Trying crazy mixes of frameworks, architectures, languages and whatnot as if I were a mad scientist brewing a magical potion.

The reality is that I'm far to make money with any of them, for a very simple reason. I'm not optimizing for it. I'm learning and creating software that I enjoy creating, following the passion and inspiration. Rather than optimizing for money. That said, now I started to go deeper into marketing and how to, at least, be able to get some users that put pressure.
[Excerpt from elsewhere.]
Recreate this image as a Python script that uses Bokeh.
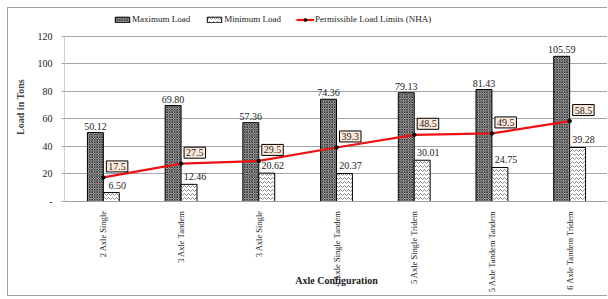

What I want to hightlight in this article is that doing this Indie Developer path forced me out of the safe bubble. I had to think as a Product Owner, a Growth Hacker, a CFO, a Designed, etc.. Owning the E2E of the product requires having to cover many zones that you’re not used to.

Distribution is key

So I’m learning SEO and Marketing as I’m writing this, so I can try to get some traffic to some of my apps. I’m learning to wear the Growth Hacker hat. Despite not being very passionate about the topic itself.

My Achilles heel?

I have many! But there are two very evident. The first one you probably figured out by reading the apps names. I’m terrible finding good names and narratives behind the apps I create. Second one? Logos, I have not much idea on how to get a good logo. I’ve tried many AI tools, and tried to create one myself without getting one that convinces me a lot in almost all apps. In this regard, I created inspire.sunflare.app, so I can collect all UI design or general design references to get inspiration from or generate a prompt to quickly validate ideas.